Tennessee’s largest self-described Christian university has officially recognized a student group that seeks to “examine the intersection of Christian faith and LGBT related issues through group discussion.”
After having twice rejected the application of Bridge Builders, Belmont University, which severed its ties with the Tennessee Baptist Convention in 2007, confirmed the decision to accept the pro-gay “equality” group through a joint statement Friday from Belmont Provost Thomas Burns and Bridge Builders President Robbie Maris.
“This outcome represents many months of conversation, collaboration and cooperation between Belmont students, faculty and staff,” read the statement, which appeared in The Tennessean.
“Our commitment to work together in developing this meaningful and important group on our campus reflects our community’s spirit of collaboration and dialog as we strengthen our diverse Christian community of learning and service through disciplined intelligence and compassion,” it added.

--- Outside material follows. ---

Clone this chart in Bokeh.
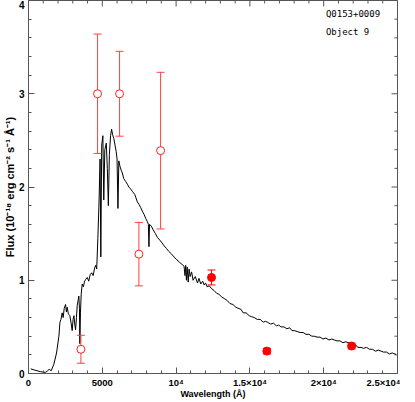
import math
from bokeh.plotting import figure
from bokeh.models import Range1d, SingleIntervalTicker
from bokeh.core.properties import value
from bokeh.embed import file_html
from bokeh.resources import INLINE

# Spectrum (wavelength in Angstrom, flux in 1e-18 erg/cm2/s/A)
wavelength = [150, 450, 800, 1150, 1300, 1400, 1540, 1720, 1900, 2060, 2130, 2200, 2280, 2350, 2420,
              2510, 2570, 2620, 2700, 2800, 2880, 2960, 3020, 3080, 3140, 3190, 3250, 3300, 3360, 3410,
              3450, 3480, 3520, 3570, 3640, 3720, 3800, 3880, 3980, 4080, 4180, 4280, 4380, 4480, 4550,
              4620, 4700, 4780, 4850, 4900, 4960, 5040, 5100, 5170, 5270, 5340, 5410, 5480, 5560, 5630,
              5700, 5780, 5860, 5940, 6000, 6060, 6120, 6200, 6280, 6360, 6450, 6580, 6700, 6800, 6920,
              7050, 7200, 7375, 7500, 7600, 7710, 7850, 7950, 8050, 8120, 8160, 8200, 8320, 8450, 8600,
              8730, 8900, 9050, 9180, 9350, 9500, 9700, 9860, 10050, 10250, 10400, 10540, 10600, 10650,
              10700, 10750, 10820, 10880, 10950, 11050, 11150, 11300, 11450, 11550, 11670, 11800, 11900,
              12000, 12100, 12250, 12400, 12570, 12750, 12900, 13100, 13300, 13480, 13650, 13850, 14050,
              14200, 14380, 14550, 14750, 14950, 15100, 15290, 15500, 15700, 15900, 16050, 16190, 16400,
              16600, 16800, 16950, 17100, 17300, 17500, 17700, 17850, 18000, 18200, 18400, 18600, 18800,
              19000, 19200, 19355, 19550, 19750, 19950, 20150, 20350, 20550, 20712, 20900, 21100, 21300,
              21500, 21650, 21845, 22000, 22150, 22300, 22524, 22700, 22900, 23100, 23300, 23500, 23700,
              23881, 24050, 24250, 24450, 24650, 24898]
flux = [0.05, 0.035, 0.02, 0.012, 0.03, 0.045, 0.03, 0.10, 0.22, 0.40, 0.55, 0.58, 0.65, 0.60, 0.70,
        0.74, 0.66, 0.71, 0.64, 0.62, 0.55, 0.46, 0.58, 0.62, 0.52, 0.47, 0.60, 0.73, 0.78, 0.83,
        0.70, 0.32, 0.65, 0.85, 0.96, 0.93, 0.99, 1.01, 1.03, 0.99, 1.06, 1.08, 1.05, 1.13, 1.16,
        1.12, 1.45, 1.85, 2.30, 1.25, 2.45, 2.55, 1.86, 2.40, 2.47, 2.20, 1.80, 2.35, 2.55, 2.62,
        2.56, 2.52, 2.45, 2.38, 2.30, 1.77, 2.28, 2.22, 2.18, 2.15, 2.09, 2.06, 2.03, 2.00, 1.98,
        1.95, 1.92, 1.84, 1.81, 1.78, 1.74, 1.70, 1.66, 1.63, 1.60, 1.36, 1.60, 1.58, 1.54, 1.50,
        1.46, 1.43, 1.40, 1.37, 1.34, 1.31, 1.28, 1.25, 1.22, 1.19, 1.17, 1.15, 1.05, 1.16,
        1.00, 1.14, 0.98, 1.12, 1.04, 1.09, 1.00, 1.04, 0.97, 1.02, 0.96, 0.99, 0.95,
        0.97, 0.93, 0.94, 0.91, 0.89, 0.86, 0.85, 0.82, 0.80, 0.78, 0.75, 0.74, 0.71,
        0.70, 0.69, 0.65, 0.65, 0.62, 0.61, 0.60, 0.58, 0.58, 0.55, 0.56, 0.55, 0.53,
        0.54, 0.51, 0.52, 0.50, 0.50, 0.48, 0.49, 0.46, 0.46, 0.45, 0.44, 0.44, 0.42,
        0.42, 0.40, 0.40, 0.39, 0.39, 0.37, 0.38, 0.36, 0.37, 0.36, 0.35, 0.35, 0.33,
        0.34, 0.33, 0.33, 0.30, 0.31, 0.28, 0.28, 0.27, 0.28, 0.26, 0.26, 0.24, 0.25,
        0.24, 0.23, 0.23, 0.21, 0.22, 0.205]

# Photometry: open circles
open_wl = [3550, 4680, 6170, 7480, 8950]
open_flux = [0.26, 3.00, 3.00, 1.28, 2.39]
open_err = [0.15, 0.64, 0.455, 0.34, 0.84]

# Photometry: filled circles
fill_wl = [12400, 16150, 21890]
fill_flux = [1.03, 0.24, 0.295]
fill_err = [0.08, 0.03, 0.03]

x_tick_labels = {0: "0", 5000: "5000", 10000: "10\u2074", 15000: "1.5\u00d710\u2074",
                 20000: "2\u00d710\u2074", 25000: "2.5\u00d710\u2074"}
x_major = [0, 5000, 10000, 15000, 20000, 25000]
y_major = [0, 1, 2, 3, 4]
x_minor_step = 1000
y_minor_step = 0.2
x_title = "Wavelength (\u00c5)"
y_title = "Flux (10\u207b\u00b9\u2078 erg cm\u207b\u00b2 s\u207b\u00b9 \u00c5\u207b\u00b9)"
label_texts = ["Q0153+0009", "Object 9"]
label_x = [20150, 20150]
label_y = [3.86, 3.66]

X_MIN, X_MAX = 0, 25000
Y_MIN, Y_MAX = 0, 4

FONT = "Liberation Sans"
AXIS_COL = "#555555"

p = figure(width=400, height=401, x_range=Range1d(X_MIN, X_MAX), y_range=Range1d(Y_MIN, Y_MAX),
           output_backend="svg", toolbar_location=None,
           min_border_left=20, min_border_right=3, min_border_top=0, min_border_bottom=0)
p.xgrid.visible = False
p.ygrid.visible = False
p.outline_line_color = AXIS_COL
p.outline_line_width = 1
p.background_fill_color = "white"

def style_axis(ax):
    ax.axis_line_color = AXIS_COL
    ax.major_tick_line_color = AXIS_COL
    ax.minor_tick_line_color = AXIS_COL
    ax.major_tick_in = 6
    ax.major_tick_out = 0
    ax.minor_tick_in = 3
    ax.minor_tick_out = 0
    ax.major_label_text_font = FONT
    ax.major_label_text_font_style = "bold"
    ax.major_label_text_color = "black"
    ax.axis_label_text_font = FONT
    ax.axis_label_text_font_style = "bold"
    ax.axis_label_text_color = "black"

p.xaxis.ticker = SingleIntervalTicker(interval=5000, num_minor_ticks=5)
p.yaxis.ticker = SingleIntervalTicker(interval=1, num_minor_ticks=5)
p.xaxis.major_label_overrides = x_tick_labels
for ax in p.xaxis:
    style_axis(ax)
    ax.major_label_text_font_size = "9.5px"
    ax.major_label_standoff = 3
    ax.axis_label = x_title
    ax.axis_label_standoff = -2
    ax.axis_label_text_font_size = "9px"
for ax in p.yaxis:
    style_axis(ax)
    ax.major_label_text_font_size = "10px"
    ax.major_label_standoff = 4
    ax.major_label_orientation = "horizontal"
    ax.axis_label = y_title
    ax.axis_label_standoff = 0
    ax.axis_label_text_font_size = "11px"

# mirrored inward ticks on top and right edges (markers clipped at the frame)
x_minor = [v * x_minor_step for v in range(int(X_MAX / x_minor_step) + 1)]
x_minor = [v for v in x_minor if v not in x_major]
y_minor = [round(v * y_minor_step, 2) for v in range(int(Y_MAX / y_minor_step) + 1)]
y_minor = [v for v in y_minor if v not in y_major]
p.scatter(x_major, [Y_MAX] * len(x_major), marker="dash", angle=math.pi / 2, size=12,
          line_color=AXIS_COL, line_width=1)
p.scatter(x_minor, [Y_MAX] * len(x_minor), marker="dash", angle=math.pi / 2, size=6,
          line_color=AXIS_COL, line_width=1)
p.scatter([X_MAX] * len(y_major), y_major, marker="dash", size=12,
          line_color=AXIS_COL, line_width=1)
p.scatter([X_MAX] * len(y_minor), y_minor, marker="dash", size=6,
          line_color=AXIS_COL, line_width=1)

# spectrum
p.line(wavelength, flux, line_color="black", line_width=1)

RED = "#ff2020"
def error_bars(xs, ys, errs, col):
    lo = [y - e for y, e in zip(ys, errs)]
    hi = [y + e for y, e in zip(ys, errs)]
    p.segment(x0=xs, y0=lo, x1=xs, y1=hi, line_color=col, line_width=1)
    p.scatter(xs, lo, marker="dash", size=8, line_color=col, line_width=1)
    p.scatter(xs, hi, marker="dash", size=8, line_color=col, line_width=1)

error_bars(open_wl, open_flux, open_err, "#ff4040")
error_bars(fill_wl, fill_flux, fill_err, "red")

p.scatter(open_wl, open_flux, marker="circle", size=8, fill_color="white",
          line_color=RED, line_width=1)
p.scatter(fill_wl, fill_flux, marker="circle", size=8, fill_color="red",
          line_color="red", line_width=1)

p.text(x=label_x, y=label_y, text=label_texts, text_font=value("DejaVu Sans Mono"),
       text_font_size="9px", text_baseline="middle", text_align="left", text_color="black")

open("out.html", "w").write(file_html(p, INLINE))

According to Bridge Builders, the newly recognized group “operates to promote healthy, respectful exchanges concerning faith and sexuality, bearing in mind that these are not mutually exclusive.”
“We recognize God’s love as timeless, and believe that He blesses any attempt to bridge a divide between His sons and daughters,” it adds.
Notably, the decision to recognize Bridge Builders as an official student organization at Belmont comes just weeks after the school’s trustees decided to include sexual orientation as a protected status in its governing policies.
“Having severed its Baptist roots, Belmont University’s Trustees voted on Wednesday to sever its roots with historic, orthodox Christianity, too,” remarked David Fowler, president of the Family Action Council of Tennessee, not long after the trustees’ Jan. 26 vote.
Friday’s announcement also comes not long after the nationally-covered departure of the school’s former soccer coach, Lisa Howe, who had acknowledged that her same-sex partner was pregnant with their first child.
According to the university’s website, the school maintains that it is a “Christian community” that espouses Christian values. Faculty administrators and staff are to “uphold Jesus as the Christ and the measure of all things,” the site adds.
In addition to being the largest self-described Christian university in Tennessee, Belmont also boasts itself as the second largest private university in the state, behind nearby Vanderbilt University.